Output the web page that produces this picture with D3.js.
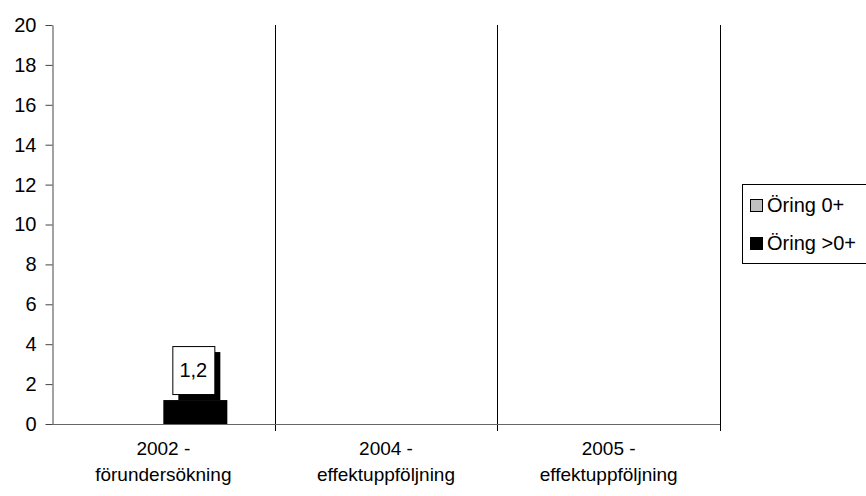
<!DOCTYPE html>
<html>
<head>
<meta charset="utf-8">
<script src="https://cdn.jsdelivr.net/npm/d3@7"></script>
<style>
  body { margin: 0; background: #fff; }
  svg { display: block; font-family: "Liberation Sans", Arial, sans-serif; }
</style>
</head>
<body>
<svg id="chart" width="866" height="496"></svg>
<script>
// Fish density per survey occasion
const categories = ["2002 - förundersökning", "2004 - effektuppföljning", "2005 - effektuppföljning"];
const categoryLines = [["2002 -", "förundersökning"], ["2004 -", "effektuppföljning"], ["2005 -", "effektuppföljning"]];
const seriesNames = ["Öring 0+", "Öring >0+"];
const seriesColors = ["#c0c0c0", "#000000"];
const oring0 = [0, null, null];
const oringOver0 = [1.2, null, null];
const yTicks = [0, 2, 4, 6, 8, 10, 12, 14, 16, 18, 20];

const series = [oring0, oringOver0];
const fontSize = 20;

const svg = d3.select("#chart");
const margin = { left: 52, right: 720, top: 25, bottom: 424 };

const x = d3.scaleBand().domain(categories).range([margin.left, margin.right]).paddingInner(0).paddingOuter(0);
const inner = d3.scaleBand().domain(d3.range(series.length)).range([0, 128]);
const y = d3.scaleLinear().domain([0, 20]).range([margin.bottom, margin.top]);

// category dividers
svg.append("g").selectAll("line")
  .data(categories)
  .join("line")
  .attr("x1", d => Math.round(x(d) + x.bandwidth()) + 0.5)
  .attr("x2", d => Math.round(x(d) + x.bandwidth()) + 0.5)
  .attr("y1", margin.top)
  .attr("y2", margin.bottom + 7)
  .attr("stroke", "#000")
  .attr("stroke-width", 1);

// y axis
const yAxis = svg.append("g")
  .attr("transform", `translate(${margin.left + 0.5},0)`)
  .call(d3.axisLeft(y).tickValues(yTicks).tickSize(7).tickPadding(9).tickSizeOuter(0));
yAxis.select(".domain").attr("stroke", "#444");
yAxis.selectAll(".tick line").attr("stroke", "#444");
yAxis.selectAll(".tick text").attr("font-size", fontSize).attr("fill", "#000")
  .attr("font-family", "'Liberation Sans', Arial, sans-serif");

// bars
const barData = [];
categories.forEach((c, i) => {
  series.forEach((s, j) => {
    if (s[i] != null) barData.push({ cat: c, s: j, v: s[i] });
  });
});
const barX = d => x(d.cat) + x.bandwidth() / 2 - inner.bandwidth() * series.length / 2 + inner(d.s);
svg.append("g").selectAll("rect")
  .data(barData.filter(d => d.v > 0))
  .join("rect")
  .attr("x", barX)
  .attr("y", d => y(d.v))
  .attr("width", inner.bandwidth())
  .attr("height", d => y(0) - y(d.v))
  .attr("fill", d => seriesColors[d.s]);

// x axis line
svg.append("line")
  .attr("x1", margin.left).attr("x2", margin.right)
  .attr("y1", margin.bottom + 0.5).attr("y2", margin.bottom + 0.5)
  .attr("stroke", "#666");

// category labels
const catLabels = svg.append("g").selectAll("text")
  .data(categories)
  .join("text")
  .attr("x", d => x(d) + x.bandwidth() / 2)
  .attr("y", 455)
  .attr("text-anchor", "middle")
  .attr("font-size", fontSize - 1)
  .attr("fill", "#000");
catLabels.each(function(d, i) {
  const t = d3.select(this);
  categoryLines[i].forEach((line, k) => {
    t.append("tspan").attr("x", x(d) + x.bandwidth() / 2).attr("dy", k === 0 ? 0 : 26).text(line);
  });
});

// value labels with drop shadow
const labelData = barData.filter(d => d.v > 0);
const lbl = svg.append("g").selectAll("g")
  .data(labelData)
  .join("g")
  .attr("transform", d => `translate(${barX(d) + inner.bandwidth() / 2},${y(d.v) - 6})`);
lbl.append("rect")
  .attr("x", -23 + 6).attr("y", -48 + 6).attr("width", 42).attr("height", 48)
  .attr("fill", "#000");
lbl.append("rect")
  .attr("x", -23 + 0.5).attr("y", -48 + 0.5).attr("width", 42).attr("height", 48)
  .attr("fill", "#fff").attr("stroke", "#000").attr("stroke-width", 1);
lbl.append("text")
  .attr("x", -2).attr("y", -17)
  .attr("text-anchor", "middle")
  .attr("font-size", fontSize)
  .text(d => d3.format(".1f")(d.v).replace(".", ","));

// legend
const legend = svg.append("g").attr("transform", "translate(742,184)");
legend.append("rect")
  .attr("x", 0.5).attr("y", 0.5).attr("width", 140).attr("height", 79)
  .attr("fill", "#fff").attr("stroke", "#000");
const items = legend.selectAll("g.item")
  .data(seriesNames)
  .join("g")
  .attr("class", "item")
  .attr("transform", (d, i) => `translate(8,${15 + i * 38})`);
items.append("rect")
  .attr("x", 0.5).attr("y", 0.5).attr("width", 12).attr("height", 12)
  .attr("fill", (d, i) => seriesColors[i])
  .attr("stroke", "#000");
items.append("text")
  .attr("x", 17).attr("y", 13)
  .attr("font-size", fontSize)
  .text(d => d);
</script>
</body>
</html>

········

__STATED EXERCISE__:
Up to and including the line with "25, bottom: 424", copy the data above from its first line. Skip pictures.

__WRITTEN SOLUTION__:
Output the web page that produces this picture with D3.js.
<!DOCTYPE html>
<html>
<head>
<meta charset="utf-8">
<script src="https://cdn.jsdelivr.net/npm/d3@7"></script>
<style>
  body { margin: 0; background: #fff; }
  svg { display: block; font-family: "Liberation Sans", Arial, sans-serif; }
</style>
</head>
<body>
<svg id="chart" width="866" height="496"></svg>
<script>
// Fish density per survey occasion
const categories = ["2002 - förundersökning", "2004 - effektuppföljning", "2005 - effektuppföljning"];
const categoryLines = [["2002 -", "förundersökning"], ["2004 -", "effektuppföljning"], ["2005 -", "effektuppföljning"]];
const seriesNames = ["Öring 0+", "Öring >0+"];
const seriesColors = ["#c0c0c0", "#000000"];
const oring0 = [0, null, null];
const oringOver0 = [1.2, null, null];
const yTicks = [0, 2, 4, 6, 8, 10, 12, 14, 16, 18, 20];

const series = [oring0, oringOver0];
const fontSize = 20;

const svg = d3.select("#chart");
const margin = { left: 52, right: 720, top: 25, bottom: 424 };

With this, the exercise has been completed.